Survey your readers.

Once you figure out where your readers hang out or have an email list of interested readers, send a survey to learn about them.

You don’t have to hire a marketing company to conduct a survey. You can use SurveyMonkey.com to set up a survey for free. It’s a great way to get feedback from your readers.

Learn from your Facebook analytics.

If you have an author page on Facebook, your analytics will report important demographic information. You’ll be able to see the average age of your fans and followers. You’ll also discover which countries and cities your fans live in and whether men or women are more interested in your content.

Your brand is not what you say it is or what you think it is. Your brand is what other people are telling you. 

If most of your readers are in their 40s, that’s your target audience. You write to people in their 40s. If most of your readers are teens, then that’s your audience. Knowing your audience will influence every decision, from your newsletters to your website and everything in between.

Venture Beyond Your Own Demographic

In our society right now, birds of a feather are flocking together perhaps more than at any other time in history. We’re all clustered very closely together. Facebook just shows us who we are. When you look at Facebook, you see yourself essentially reflected in the faces of the people you’re interacting with because of how the algorithm works.
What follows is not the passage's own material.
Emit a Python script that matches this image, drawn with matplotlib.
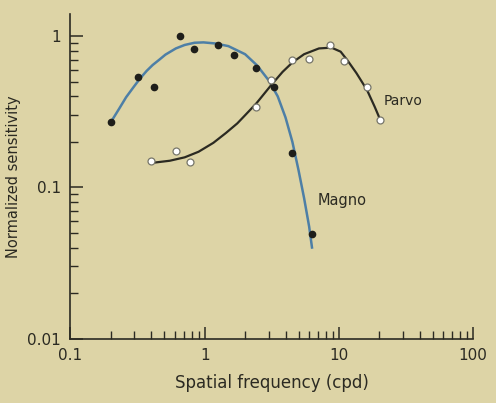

When you write to a different demographic than the one you belong to, you’ll write a unique story. 

One of the reasons YA is so powerful right now is that YA authors have to get outside of themselves to write to young adults. YA authors are not young adults themselves, but they’ve made a conscious effort to spend time with young people to figure out how they talk and interact. They’ve learned about their values and write to that value system.

When you’re developing your brand, commit to going beyond self-discovery in step one, and start discovering who you’re writing to. Even if your target market narrows, you’ll have a much greater chance of thrilling your audience when you hit the bullseye with your right-on-target book.